Lucy (a 2014 film that borderlines metaphysics and psychedelics – which, out of inexplicable curiosity, I’ve watched at least 5 times), Morgan Freeman, playing the role of a neurologist, asserts that the primordial instinct of all living organisms is to gain time: where there is time, the organism reproduces; where time is limited, the organism chooses immortality.

Watching “NOTHING: The Science of Emptiness” documentary on World Science Festival channel, MIT scientists and researchers were debating on the origin of the universe; whether it came from nothing (as per the Big Bang Theory) and if that were the case, then how did time come about. They are attempting to theoretically re-create the universe before time. What is unclear, however, is whether the universe is moving towards [gaining] or away from [losing] time.

In “33 Strategies of War”, Robert Greene recalls the story of a Russian writer, Dostoevsky. He always lacked purpose in his life, always looking for a fulfillment to the time he spent on idleness. In a bizarre twist of fate, he was later sentenced to four years of hard labor in Siberia. Realizing that his time in prison was limited, he started writing novels in his head, in a time when most of his fellow inmates had either committed suicide or gone berserk. He would later – upon his release – publish four novels back to back. His new motto was:

“Try to get as much done as possible in the shortest time.”

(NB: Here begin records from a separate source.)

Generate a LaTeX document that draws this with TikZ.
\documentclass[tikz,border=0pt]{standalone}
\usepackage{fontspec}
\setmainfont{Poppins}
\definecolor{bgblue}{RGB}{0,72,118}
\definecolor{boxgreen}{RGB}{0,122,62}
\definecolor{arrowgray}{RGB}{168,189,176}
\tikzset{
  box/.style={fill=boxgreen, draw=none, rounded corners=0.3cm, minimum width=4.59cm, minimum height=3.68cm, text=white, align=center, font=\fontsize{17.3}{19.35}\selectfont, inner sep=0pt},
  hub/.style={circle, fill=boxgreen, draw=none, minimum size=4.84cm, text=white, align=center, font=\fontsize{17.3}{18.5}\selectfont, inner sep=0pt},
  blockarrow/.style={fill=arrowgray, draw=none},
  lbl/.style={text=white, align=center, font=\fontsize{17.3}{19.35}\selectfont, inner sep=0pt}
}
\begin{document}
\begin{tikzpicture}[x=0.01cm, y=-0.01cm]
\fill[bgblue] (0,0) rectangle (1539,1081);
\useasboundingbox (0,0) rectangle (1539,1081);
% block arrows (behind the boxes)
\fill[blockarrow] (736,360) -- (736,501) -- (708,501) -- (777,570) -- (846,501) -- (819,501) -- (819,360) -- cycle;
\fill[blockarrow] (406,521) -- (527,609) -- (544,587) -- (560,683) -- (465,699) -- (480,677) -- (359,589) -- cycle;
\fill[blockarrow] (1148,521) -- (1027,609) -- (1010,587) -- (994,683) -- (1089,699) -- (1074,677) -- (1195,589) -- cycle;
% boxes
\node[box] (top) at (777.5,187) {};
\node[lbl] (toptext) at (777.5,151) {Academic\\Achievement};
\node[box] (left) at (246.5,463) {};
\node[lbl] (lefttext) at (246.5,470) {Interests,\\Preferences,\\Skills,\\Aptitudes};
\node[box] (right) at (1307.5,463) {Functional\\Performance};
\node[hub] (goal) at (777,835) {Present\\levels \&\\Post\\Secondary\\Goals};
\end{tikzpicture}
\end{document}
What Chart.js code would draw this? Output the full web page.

Even the most celebrated pop stars and scientists, found their niche in the world arena by being surrounded by the most demanding, death defying, circumstances.

Kanye West, 50 Cent, became aggressive in their pursuit for recognition in the rap world after surviving a road accident and fatal shootings, respectively. Nietzsche, engulfed in social rejection, loneliness and syphilis, he was able to pen what has now become an intellectual craze in philosophy.

We have business moguls, sportsmen, pop stars, writers whose biggest motivation to defy the odds and accomplish material success was factored by the urgency of time. This could be growing in an environment where crime rate is life threateningly high and therefore the chance of living past 25 are slim, or death of a close relative or friend, or dogged by fatal health conditions, or the fear of growing old and dying poor. Thus it could be said, it’s not the strongest that survive but the time conscious.

With the awareness that time on earth is limited, mankind has managed to push himself past a self-imposed limit, thus attesting to Evita Peron’s verbatim:
“Time is my greatest enemy.”

In modern context (where entertainment and yoga have inevitably occupied quite a portion of our time) without waiting for fate to flash the yellow card, how does one act out of a sense of urgency? How does one live on the edge (of time)?

It is rhetoric that perhaps can be pondered within one’s convenience. In any case, the twin paradox (relativity) theorizes that we all observe time differently.